The marker would be placed to commemorate the United States’ 250th founding anniversary.

Box culverts

The council approved a $1,228,930.78 bid from CE Construction of Albany for Southwest Box Culvert Improvements II. The bid will allow the city’s engineering department to replace damaged culverts throughout the city. The project is funded through the Transportation Special Purpose Local Option Sales Tax (TSPLOST).

During the work session, Dillard said, “This was where 50 or 60 years of water running through box culverts under some of the roads eroded the concrete there now, the waters flowing into the dirt and starts to cave things in.”

Fifth Street and Seventh Street have previously caved in due to the damaged box culverts, Greg Monfort, the director of the engineering department, said during the work session.

Health insurance

Dillard also asked for the council to approve a budget resolution to move $250,000 from various funds to a health insurance fund.

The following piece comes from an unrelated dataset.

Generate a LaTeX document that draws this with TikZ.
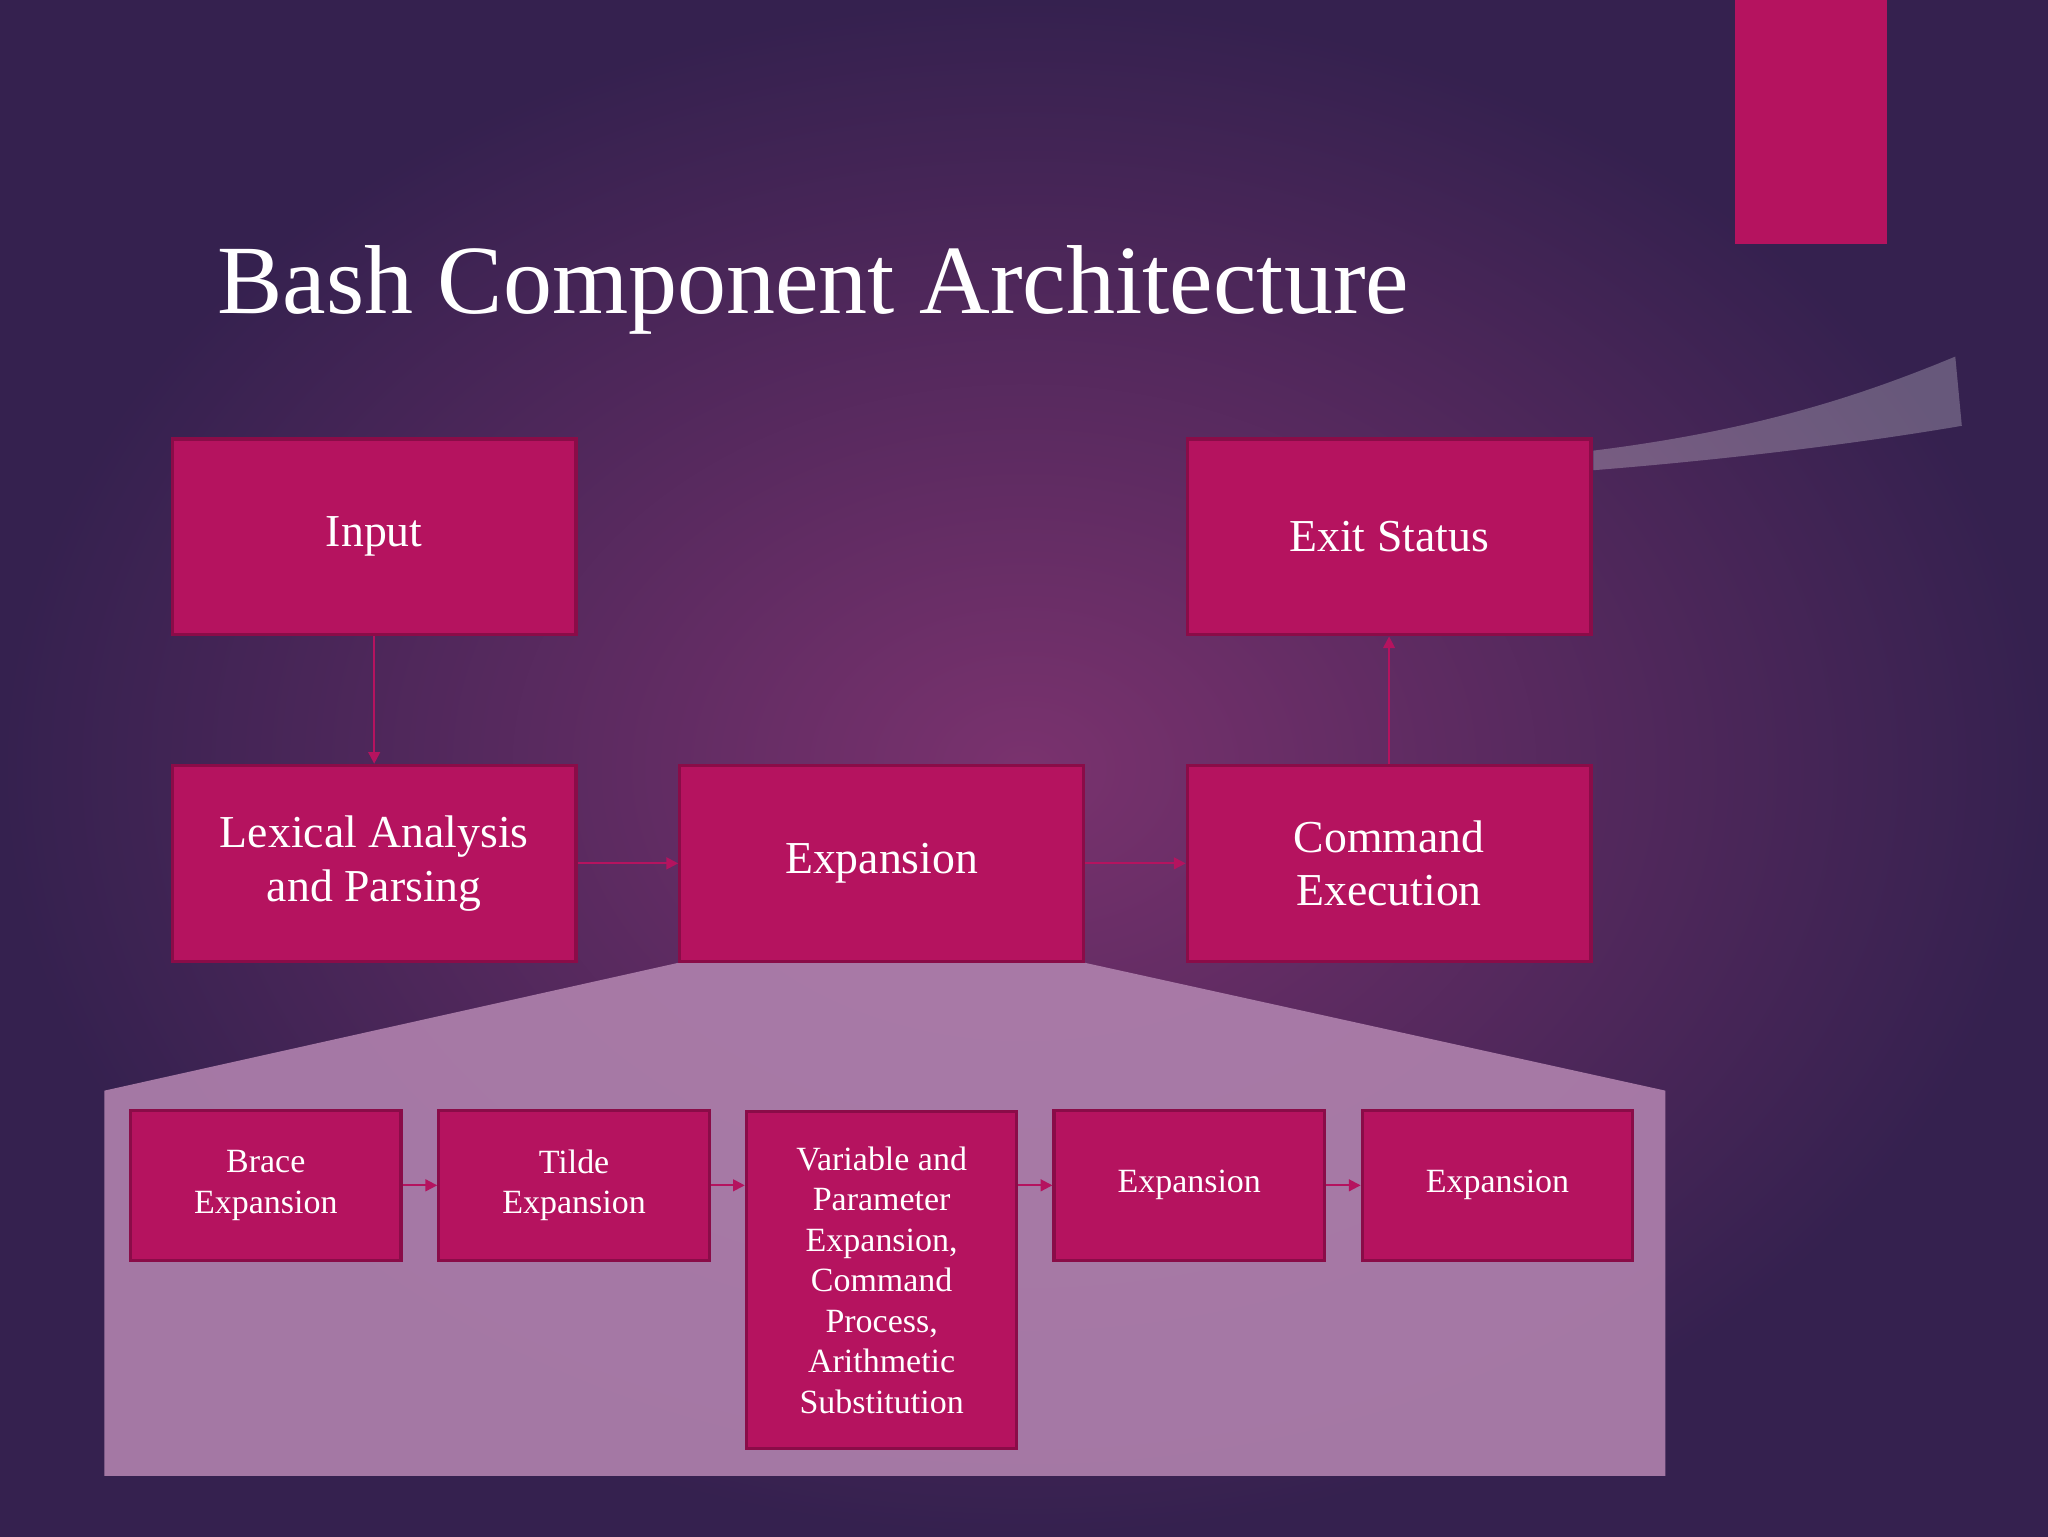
\documentclass[tikz,border=0pt]{standalone}
\usepackage{fontspec}
\setmainfont{Liberation Serif}
\usetikzlibrary{arrows.meta}
\definecolor{bgout}{HTML}{35214F}
\definecolor{bgin}{HTML}{7A326E}
\definecolor{boxfill}{HTML}{B5135F}
\definecolor{boxline}{HTML}{8A0C48}
\definecolor{panel}{HTML}{AE80AC}
\tikzset{
  blk/.style={draw=boxline, line width=2.5pt, fill=boxfill, text=white, align=center},
  big/.style={blk, minimum width=309pt, minimum height=150pt, font=\fontsize{35}{41}\selectfont},
  small/.style={blk, minimum width=207pt, minimum height=115pt, font=\fontsize{26}{31}\selectfont},
  flow/.style={draw=boxfill, line width=1.5pt, -{Triangle[length=9pt,width=9pt]}}
}
\begin{document}
\begin{tikzpicture}[x=1pt,y=-1pt]
\useasboundingbox (0,0) rectangle (1568,1176);
\shade[inner color=bgin, outer color=bgout] (0,0) rectangle (1568,1176);
% decoration
\fill[boxfill] (1328,0) rectangle (1445,187);
\fill[white, opacity=0.25] (1220,345) .. controls (1340,330) and (1420,305) .. (1497,273) -- (1502,326) .. controls (1420,340) and (1320,352) .. (1220,360) -- cycle;
% title
\node[anchor=west, text=white, font=\fontsize{75}{85}\selectfont] (title) at (163,222) {Bash Component Architecture};
% zoom panel
\fill[panel, opacity=0.92] (520,737) -- (830,737) -- (1275,835) -- (1275,1130) -- (80,1130) -- (80,835) -- cycle;
% top row
\node[big] (input) at (286.5,411) {Input};
\node[big] (exit) at (1063.5,411) {Exit Status};
\node[big] (lex) at (286.5,661) {Lexical Analysis\\and Parsing};
\node[big] (expand) at (675,661) {Expansion};
\node[big] (exec) at (1063.5,661) {Command\\Execution};
% bottom row
\node[small] (brace) at (203.5,907.5) {Brace\\Expansion};
\node[small] (tilde) at (439.5,907.5) {Tilde\\Expansion};
\node[small, minimum height=258pt, anchor=north] (var) at (675,850) {Variable and\\Parameter\\Expansion,\\Command\\Process,\\Arithmetic\\Substitution};
\node[small] (exp1) at (910.5,907.5) {Expansion};
\node[small] (exp2) at (1146.5,907.5) {Expansion};
\draw[flow] (input) -- (lex);
\draw[flow] (lex) -- (expand);
\draw[flow] (expand) -- (exec);
\draw[flow] (exec) -- (exit);
\draw[flow] (brace) -- (tilde);
\draw[flow] (tilde.east) -- (tilde.east -| var.west);
\draw[flow] (var.east |- exp1.west) -- (exp1.west);
\draw[flow] (exp1) -- (exp2);
\end{tikzpicture}
\end{document}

The money will be kept in a fund as a preventive measure for the varying of yearly healthcare costs, he added.

Finance director

Dillard also announced that City Clerk Tina Coleman is the City of Moultrie’s new finance director.

“For those that aren’t familiar with the job, about 80% of that is dealing with government and city clerk work, the rest of it is dealing with software, which Tina is very familiar with, and also the personalities which she’s very familiar with. She actually has been around 20 years,” Dillard said.

Jessica Perdew previously served in the position full-time as longtime Finance Director Garry McDaniel’s stepped back to a part-time role in preparation for his retirement. Perdew has since left for other opportunities and McDaniel returned to the full-time position. Coleman will replace McDaniel full-time effective Nov. 1 while McDaniel will work part-time during the transition. The city will seek to hire a new city clerk, but Coleman will continue to fulfill those duties until the position is filled.

“I’m really excited,” Coleman said in an interview Friday morning.

The next city council meeting is scheduled for Tuesday, Nov. 1, at 6 p.m.